### Listed entries
------------------------------------------------
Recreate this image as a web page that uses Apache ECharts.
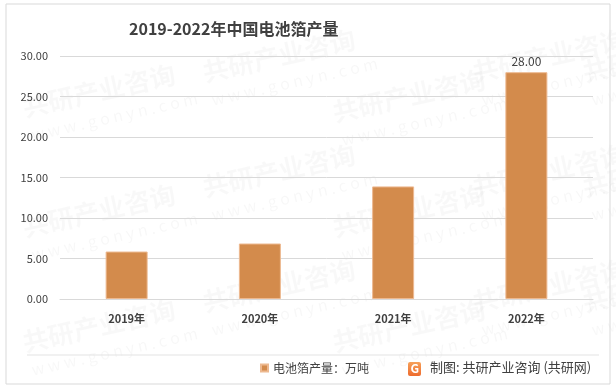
------------------------------------------------
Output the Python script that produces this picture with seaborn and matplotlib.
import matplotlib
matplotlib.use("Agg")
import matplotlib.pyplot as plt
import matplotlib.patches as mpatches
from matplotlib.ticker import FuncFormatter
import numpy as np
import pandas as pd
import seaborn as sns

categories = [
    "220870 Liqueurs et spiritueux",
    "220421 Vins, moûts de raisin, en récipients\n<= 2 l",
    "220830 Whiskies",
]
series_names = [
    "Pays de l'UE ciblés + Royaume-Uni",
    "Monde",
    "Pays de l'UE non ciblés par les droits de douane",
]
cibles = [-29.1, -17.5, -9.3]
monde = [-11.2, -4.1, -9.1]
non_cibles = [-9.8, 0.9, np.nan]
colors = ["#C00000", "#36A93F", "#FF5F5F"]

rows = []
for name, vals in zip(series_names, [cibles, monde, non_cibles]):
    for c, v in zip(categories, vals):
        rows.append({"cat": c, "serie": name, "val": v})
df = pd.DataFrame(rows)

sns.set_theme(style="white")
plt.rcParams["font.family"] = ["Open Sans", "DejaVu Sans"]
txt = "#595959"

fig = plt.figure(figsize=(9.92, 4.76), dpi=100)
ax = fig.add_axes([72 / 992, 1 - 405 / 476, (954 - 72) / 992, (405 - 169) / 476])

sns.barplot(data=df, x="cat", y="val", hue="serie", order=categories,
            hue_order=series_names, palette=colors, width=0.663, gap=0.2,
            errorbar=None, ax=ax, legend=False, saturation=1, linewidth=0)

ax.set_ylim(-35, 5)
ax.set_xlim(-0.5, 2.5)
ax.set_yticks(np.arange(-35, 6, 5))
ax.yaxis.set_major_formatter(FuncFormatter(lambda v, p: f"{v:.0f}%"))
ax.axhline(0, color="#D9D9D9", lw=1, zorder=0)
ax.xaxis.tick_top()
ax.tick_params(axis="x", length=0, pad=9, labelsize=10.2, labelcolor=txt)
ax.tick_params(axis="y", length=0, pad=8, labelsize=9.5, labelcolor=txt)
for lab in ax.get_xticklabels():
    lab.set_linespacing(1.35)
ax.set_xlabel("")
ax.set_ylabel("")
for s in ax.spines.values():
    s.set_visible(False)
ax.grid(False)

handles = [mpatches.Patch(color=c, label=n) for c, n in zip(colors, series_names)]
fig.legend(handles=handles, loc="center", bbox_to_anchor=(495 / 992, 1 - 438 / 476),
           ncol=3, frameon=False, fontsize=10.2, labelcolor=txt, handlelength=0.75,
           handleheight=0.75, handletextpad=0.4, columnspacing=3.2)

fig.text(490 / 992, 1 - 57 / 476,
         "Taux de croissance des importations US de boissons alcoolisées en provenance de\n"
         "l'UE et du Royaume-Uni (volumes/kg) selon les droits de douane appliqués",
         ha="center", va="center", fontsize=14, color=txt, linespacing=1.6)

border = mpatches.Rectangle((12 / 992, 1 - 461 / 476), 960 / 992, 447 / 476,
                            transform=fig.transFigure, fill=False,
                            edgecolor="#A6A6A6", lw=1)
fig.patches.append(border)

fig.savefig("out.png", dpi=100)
------------------------------------------------
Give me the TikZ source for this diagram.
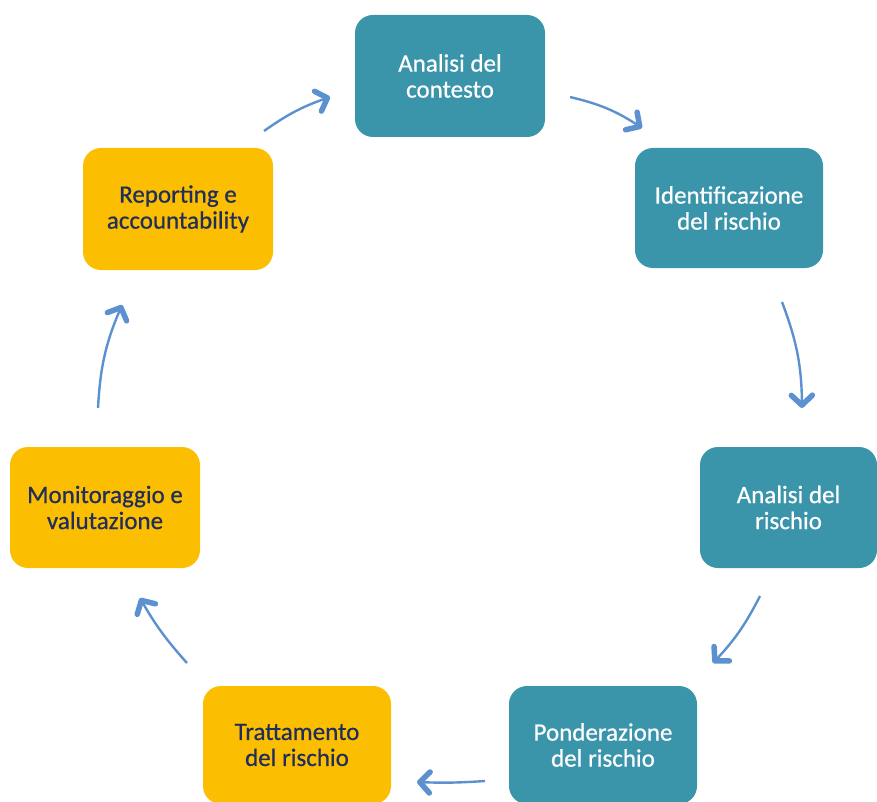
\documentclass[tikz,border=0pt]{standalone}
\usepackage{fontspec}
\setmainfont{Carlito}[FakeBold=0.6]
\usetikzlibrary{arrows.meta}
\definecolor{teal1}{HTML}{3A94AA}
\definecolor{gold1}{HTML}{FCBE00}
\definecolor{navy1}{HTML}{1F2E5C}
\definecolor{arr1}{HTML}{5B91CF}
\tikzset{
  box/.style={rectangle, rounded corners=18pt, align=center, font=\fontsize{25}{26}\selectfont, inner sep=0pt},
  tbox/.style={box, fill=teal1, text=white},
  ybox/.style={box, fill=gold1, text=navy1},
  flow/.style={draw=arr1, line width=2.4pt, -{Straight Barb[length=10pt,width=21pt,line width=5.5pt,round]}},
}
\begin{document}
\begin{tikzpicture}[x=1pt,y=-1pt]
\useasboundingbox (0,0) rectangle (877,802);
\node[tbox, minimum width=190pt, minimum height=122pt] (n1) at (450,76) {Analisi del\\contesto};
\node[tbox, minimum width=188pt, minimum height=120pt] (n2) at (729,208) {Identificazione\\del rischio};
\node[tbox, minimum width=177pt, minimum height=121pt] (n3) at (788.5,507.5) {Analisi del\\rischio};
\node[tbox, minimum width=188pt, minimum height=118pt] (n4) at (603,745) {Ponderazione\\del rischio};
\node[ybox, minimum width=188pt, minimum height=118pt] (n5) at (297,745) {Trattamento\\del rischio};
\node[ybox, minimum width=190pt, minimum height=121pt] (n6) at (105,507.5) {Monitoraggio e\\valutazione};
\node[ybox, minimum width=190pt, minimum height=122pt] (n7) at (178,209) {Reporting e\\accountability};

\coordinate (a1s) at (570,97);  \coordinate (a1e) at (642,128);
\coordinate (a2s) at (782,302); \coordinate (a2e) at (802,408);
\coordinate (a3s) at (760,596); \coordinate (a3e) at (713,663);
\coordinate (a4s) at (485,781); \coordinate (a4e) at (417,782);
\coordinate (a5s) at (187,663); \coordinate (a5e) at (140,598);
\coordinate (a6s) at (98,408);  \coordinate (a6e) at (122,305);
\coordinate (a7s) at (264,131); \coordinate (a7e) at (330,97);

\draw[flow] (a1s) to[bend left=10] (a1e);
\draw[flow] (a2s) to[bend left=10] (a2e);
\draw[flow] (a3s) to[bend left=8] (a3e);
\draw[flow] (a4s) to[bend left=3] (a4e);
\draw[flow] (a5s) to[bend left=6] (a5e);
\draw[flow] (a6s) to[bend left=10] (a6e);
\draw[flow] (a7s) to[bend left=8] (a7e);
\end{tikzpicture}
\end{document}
------------------------------------------------
### Work to do
Among the lines above, find the one with "Output the Python" and the one with "ax = fig.add_axes([72". Quote both and everything between them, exactly.

### Solution for this exercise
Output the Python script that produces this picture with seaborn and matplotlib.
import matplotlib
matplotlib.use("Agg")
import matplotlib.pyplot as plt
import matplotlib.patches as mpatches
from matplotlib.ticker import FuncFormatter
import numpy as np
import pandas as pd
import seaborn as sns

categories = [
    "220870 Liqueurs et spiritueux",
    "220421 Vins, moûts de raisin, en récipients\n<= 2 l",
    "220830 Whiskies",
]
series_names = [
    "Pays de l'UE ciblés + Royaume-Uni",
    "Monde",
    "Pays de l'UE non ciblés par les droits de douane",
]
cibles = [-29.1, -17.5, -9.3]
monde = [-11.2, -4.1, -9.1]
non_cibles = [-9.8, 0.9, np.nan]
colors = ["#C00000", "#36A93F", "#FF5F5F"]

rows = []
for name, vals in zip(series_names, [cibles, monde, non_cibles]):
    for c, v in zip(categories, vals):
        rows.append({"cat": c, "serie": name, "val": v})
df = pd.DataFrame(rows)

sns.set_theme(style="white")
plt.rcParams["font.family"] = ["Open Sans", "DejaVu Sans"]
txt = "#595959"

fig = plt.figure(figsize=(9.92, 4.76), dpi=100)
ax = fig.add_axes([72 / 992, 1 - 405 / 476, (954 - 72) / 992, (405 - 169) / 476])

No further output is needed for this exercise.